◆ EXERCISE DESCRIPTION
In your copy, leave out the pictures; write out all the data exactly.
***
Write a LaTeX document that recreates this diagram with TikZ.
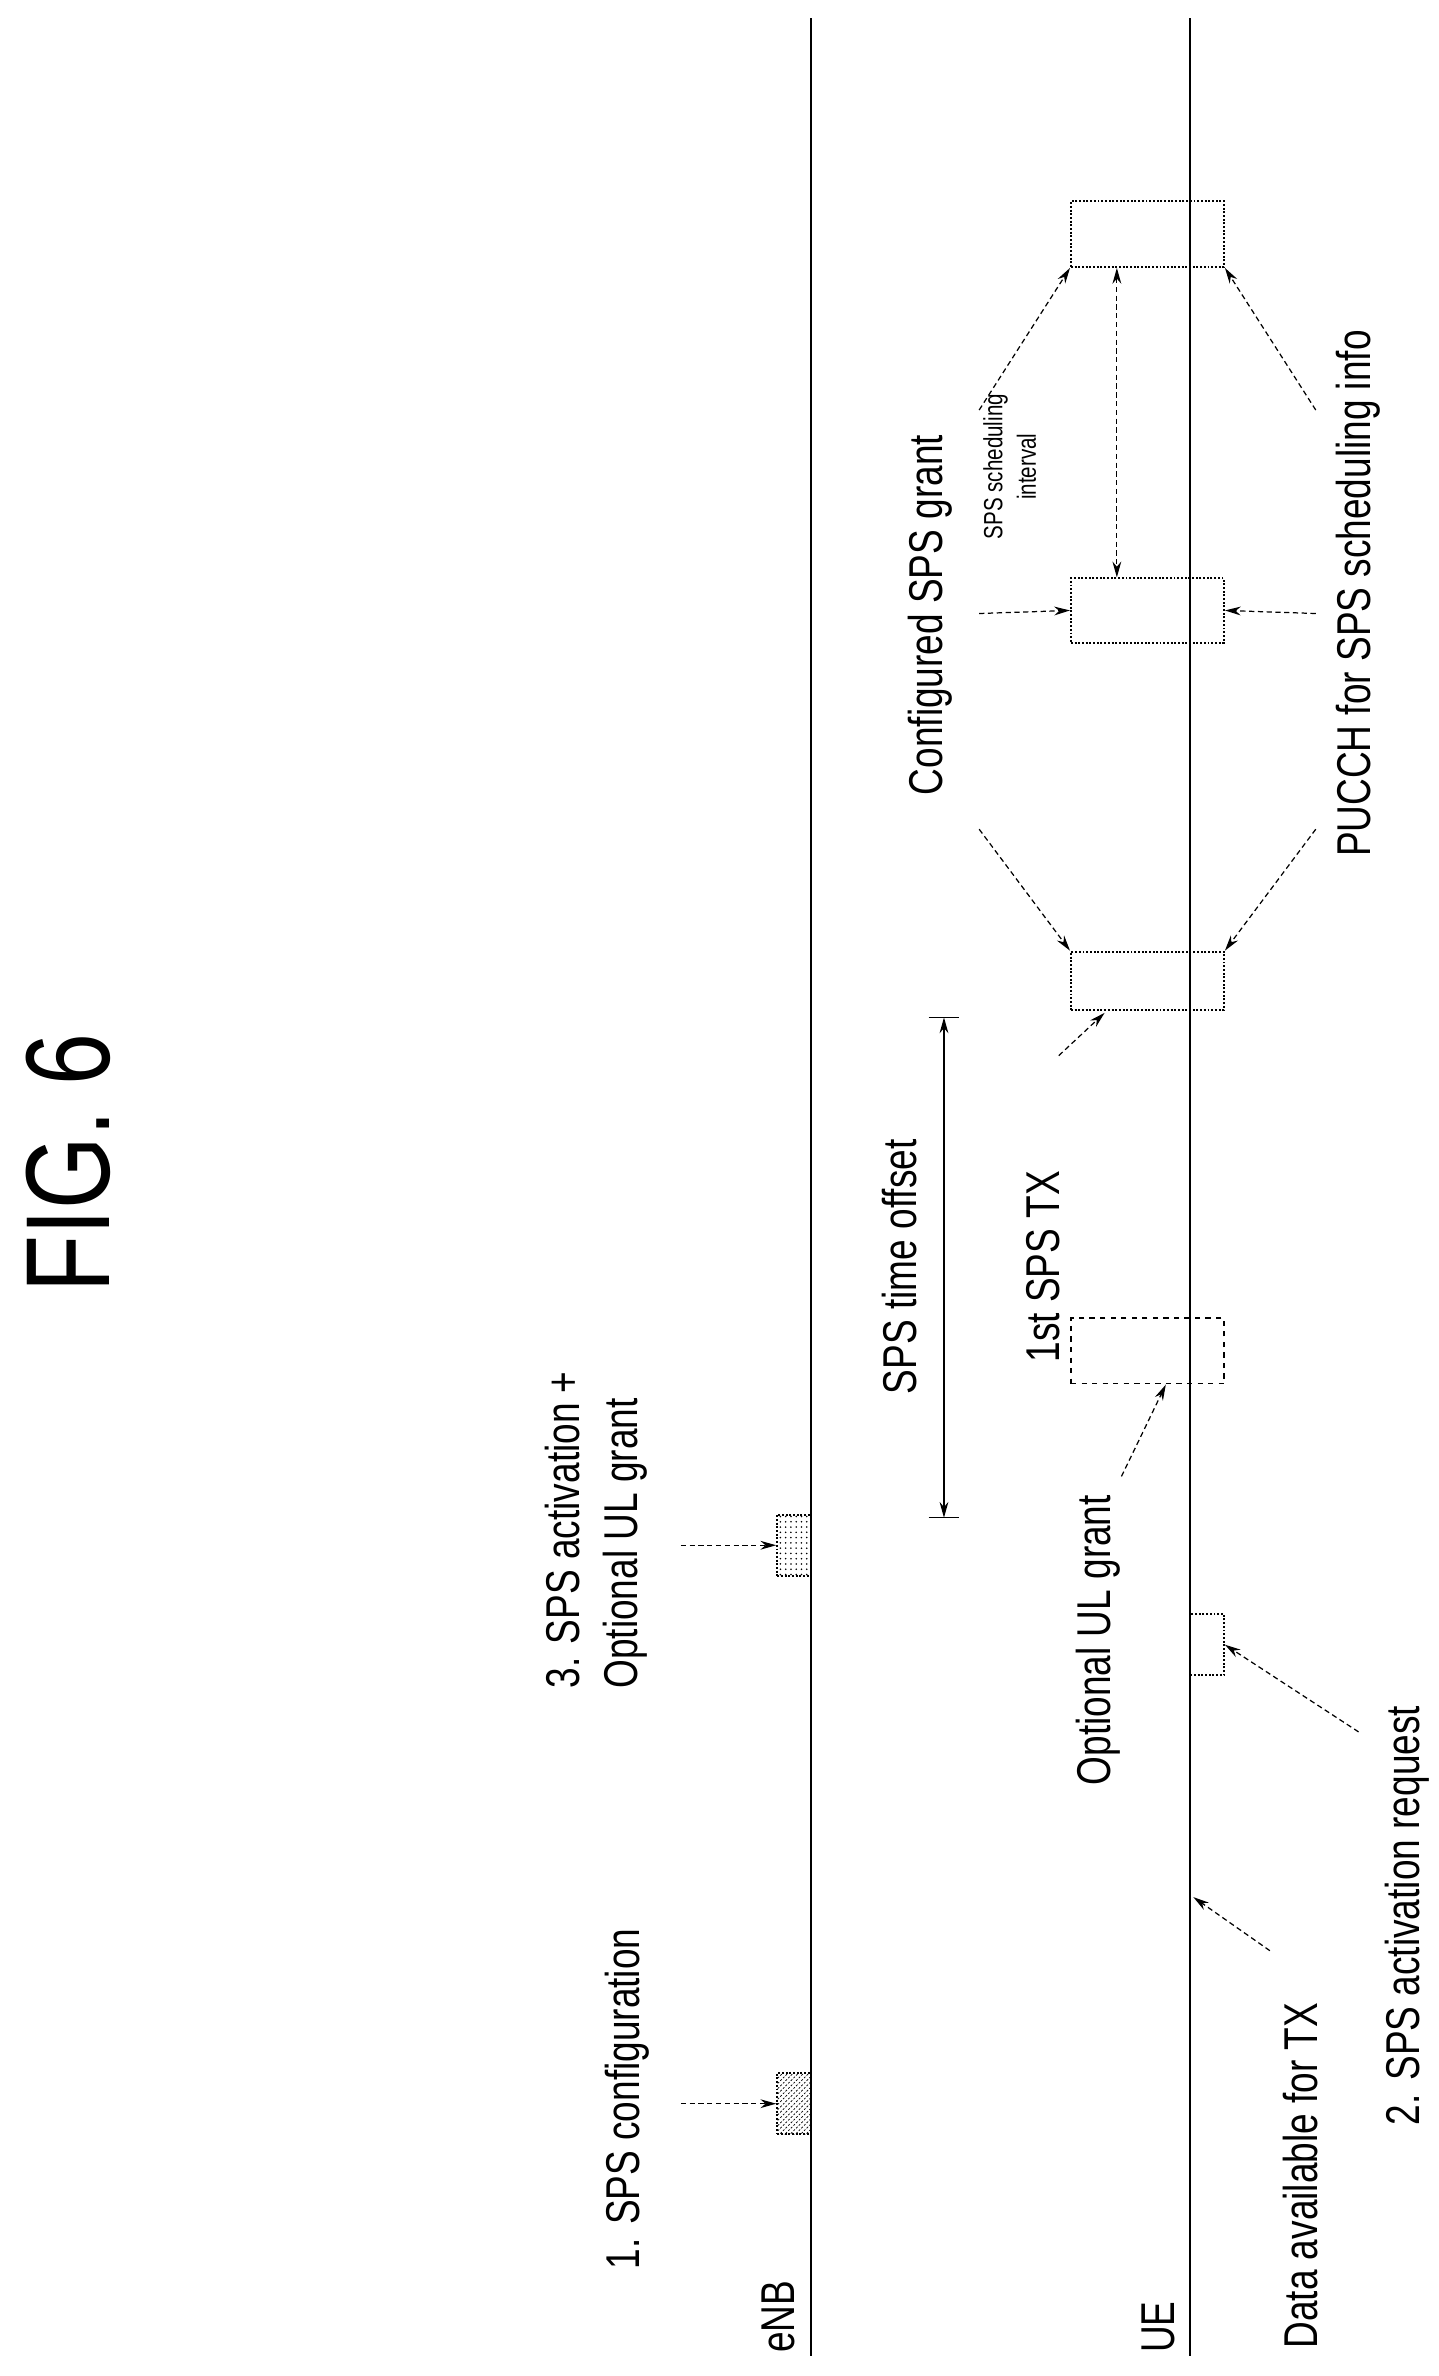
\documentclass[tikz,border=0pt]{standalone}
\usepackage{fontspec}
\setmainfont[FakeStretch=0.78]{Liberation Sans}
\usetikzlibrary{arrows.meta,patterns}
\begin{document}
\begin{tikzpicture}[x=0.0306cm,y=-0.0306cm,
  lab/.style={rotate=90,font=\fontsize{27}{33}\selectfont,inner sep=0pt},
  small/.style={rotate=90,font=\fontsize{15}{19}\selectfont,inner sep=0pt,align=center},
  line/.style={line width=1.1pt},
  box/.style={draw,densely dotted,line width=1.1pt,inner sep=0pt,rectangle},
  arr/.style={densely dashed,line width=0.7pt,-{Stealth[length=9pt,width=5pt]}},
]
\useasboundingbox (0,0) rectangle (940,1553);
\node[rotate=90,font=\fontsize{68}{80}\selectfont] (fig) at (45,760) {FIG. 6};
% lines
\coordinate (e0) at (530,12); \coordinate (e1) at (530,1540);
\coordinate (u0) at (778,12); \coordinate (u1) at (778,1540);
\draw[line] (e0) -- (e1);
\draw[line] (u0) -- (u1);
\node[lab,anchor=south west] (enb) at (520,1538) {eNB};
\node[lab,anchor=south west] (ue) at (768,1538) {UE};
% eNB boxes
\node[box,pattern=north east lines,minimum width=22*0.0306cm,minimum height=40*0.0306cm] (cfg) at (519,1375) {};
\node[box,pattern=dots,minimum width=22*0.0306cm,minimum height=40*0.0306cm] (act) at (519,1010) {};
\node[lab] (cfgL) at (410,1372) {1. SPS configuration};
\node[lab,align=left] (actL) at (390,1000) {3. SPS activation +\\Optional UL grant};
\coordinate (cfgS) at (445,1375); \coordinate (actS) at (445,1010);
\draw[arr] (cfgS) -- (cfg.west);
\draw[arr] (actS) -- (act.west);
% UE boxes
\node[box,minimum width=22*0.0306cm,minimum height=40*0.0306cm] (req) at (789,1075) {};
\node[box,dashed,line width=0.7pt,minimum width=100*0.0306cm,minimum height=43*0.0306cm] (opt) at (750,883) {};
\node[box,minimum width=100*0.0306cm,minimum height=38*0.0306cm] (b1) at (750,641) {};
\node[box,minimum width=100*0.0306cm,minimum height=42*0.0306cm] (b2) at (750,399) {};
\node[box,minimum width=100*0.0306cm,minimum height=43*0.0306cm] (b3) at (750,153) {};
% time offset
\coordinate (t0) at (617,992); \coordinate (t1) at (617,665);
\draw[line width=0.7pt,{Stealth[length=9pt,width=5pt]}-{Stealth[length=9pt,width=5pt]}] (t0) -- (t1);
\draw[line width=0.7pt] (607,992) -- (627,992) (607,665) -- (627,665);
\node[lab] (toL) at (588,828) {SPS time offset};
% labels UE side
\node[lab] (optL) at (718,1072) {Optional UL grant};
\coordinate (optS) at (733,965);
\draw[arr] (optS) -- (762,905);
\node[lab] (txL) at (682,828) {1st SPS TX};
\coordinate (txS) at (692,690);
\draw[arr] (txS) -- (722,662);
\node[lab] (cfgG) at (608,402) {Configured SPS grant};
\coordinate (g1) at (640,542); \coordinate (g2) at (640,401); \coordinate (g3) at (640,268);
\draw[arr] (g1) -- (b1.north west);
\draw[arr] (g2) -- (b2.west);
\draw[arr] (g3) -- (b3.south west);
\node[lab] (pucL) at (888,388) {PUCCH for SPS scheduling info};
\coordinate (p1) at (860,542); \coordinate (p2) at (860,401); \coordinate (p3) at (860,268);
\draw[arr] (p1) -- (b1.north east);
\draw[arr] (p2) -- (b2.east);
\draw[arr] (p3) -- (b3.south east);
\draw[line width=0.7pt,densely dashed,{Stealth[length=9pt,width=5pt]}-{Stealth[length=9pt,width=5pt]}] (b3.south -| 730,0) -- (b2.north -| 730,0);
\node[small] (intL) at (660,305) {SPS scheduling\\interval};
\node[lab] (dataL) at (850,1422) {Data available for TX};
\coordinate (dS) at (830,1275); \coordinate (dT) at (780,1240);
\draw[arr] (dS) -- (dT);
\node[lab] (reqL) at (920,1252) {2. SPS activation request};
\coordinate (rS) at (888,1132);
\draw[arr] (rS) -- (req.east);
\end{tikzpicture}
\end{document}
***
◆ THE ANSWER
Write a LaTeX document that recreates this diagram with TikZ.
\documentclass[tikz,border=0pt]{standalone}
\usepackage{fontspec}
\setmainfont[FakeStretch=0.78]{Liberation Sans}
\usetikzlibrary{arrows.meta,patterns}
\begin{document}
\begin{tikzpicture}[x=0.0306cm,y=-0.0306cm,
  lab/.style={rotate=90,font=\fontsize{27}{33}\selectfont,inner sep=0pt},
  small/.style={rotate=90,font=\fontsize{15}{19}\selectfont,inner sep=0pt,align=center},
  line/.style={line width=1.1pt},
  box/.style={draw,densely dotted,line width=1.1pt,inner sep=0pt,rectangle},
  arr/.style={densely dashed,line width=0.7pt,-{Stealth[length=9pt,width=5pt]}},
]
\useasboundingbox (0,0) rectangle (940,1553);
\node[rotate=90,font=\fontsize{68}{80}\selectfont] (fig) at (45,760) {FIG. 6};
% lines
\coordinate (e0) at (530,12); \coordinate (e1) at (530,1540);
\coordinate (u0) at (778,12); \coordinate (u1) at (778,1540);
\draw[line] (e0) -- (e1);
\draw[line] (u0) -- (u1);
\node[lab,anchor=south west] (enb) at (520,1538) {eNB};
\node[lab,anchor=south west] (ue) at (768,1538) {UE};
% eNB boxes
\node[box,pattern=north east lines,minimum width=22*0.0306cm,minimum height=40*0.0306cm] (cfg) at (519,1375) {};
\node[box,pattern=dots,minimum width=22*0.0306cm,minimum height=40*0.0306cm] (act) at (519,1010) {};
\node[lab] (cfgL) at (410,1372) {1. SPS configuration};
\node[lab,align=left] (actL) at (390,1000) {3. SPS activation +\\Optional UL grant};
\coordinate (cfgS) at (445,1375); \coordinate (actS) at (445,1010);
\draw[arr] (cfgS) -- (cfg.west);
\draw[arr] (actS) -- (act.west);
% UE boxes
\node[box,minimum width=22*0.0306cm,minimum height=40*0.0306cm] (req) at (789,1075) {};
\node[box,dashed,line width=0.7pt,minimum width=100*0.0306cm,minimum height=43*0.0306cm] (opt) at (750,883) {};
\node[box,minimum width=100*0.0306cm,minimum height=38*0.0306cm] (b1) at (750,641) {};
\node[box,minimum width=100*0.0306cm,minimum height=42*0.0306cm] (b2) at (750,399) {};
\node[box,minimum width=100*0.0306cm,minimum height=43*0.0306cm] (b3) at (750,153) {};
% time offset
\coordinate (t0) at (617,992); \coordinate (t1) at (617,665);
\draw[line width=0.7pt,{Stealth[length=9pt,width=5pt]}-{Stealth[length=9pt,width=5pt]}] (t0) -- (t1);
\draw[line width=0.7pt] (607,992) -- (627,992) (607,665) -- (627,665);
\node[lab] (toL) at (588,828) {SPS time offset};
% labels UE side
\node[lab] (optL) at (718,1072) {Optional UL grant};
\coordinate (optS) at (733,965);
\draw[arr] (optS) -- (762,905);
\node[lab] (txL) at (682,828) {1st SPS TX};
\coordinate (txS) at (692,690);
\draw[arr] (txS) -- (722,662);
\node[lab] (cfgG) at (608,402) {Configured SPS grant};
\coordinate (g1) at (640,542); \coordinate (g2) at (640,401); \coordinate (g3) at (640,268);
\draw[arr] (g1) -- (b1.north west);
\draw[arr] (g2) -- (b2.west);
\draw[arr] (g3) -- (b3.south west);
\node[lab] (pucL) at (888,388) {PUCCH for SPS scheduling info};
\coordinate (p1) at (860,542); \coordinate (p2) at (860,401); \coordinate (p3) at (860,268);
\draw[arr] (p1) -- (b1.north east);
\draw[arr] (p2) -- (b2.east);
\draw[arr] (p3) -- (b3.south east);
\draw[line width=0.7pt,densely dashed,{Stealth[length=9pt,width=5pt]}-{Stealth[length=9pt,width=5pt]}] (b3.south -| 730,0) -- (b2.north -| 730,0);
\node[small] (intL) at (660,305) {SPS scheduling\\interval};
\node[lab] (dataL) at (850,1422) {Data available for TX};
\coordinate (dS) at (830,1275); \coordinate (dT) at (780,1240);
\draw[arr] (dS) -- (dT);
\node[lab] (reqL) at (920,1252) {2. SPS activation request};
\coordinate (rS) at (888,1132);
\draw[arr] (rS) -- (req.east);
\end{tikzpicture}
\end{document}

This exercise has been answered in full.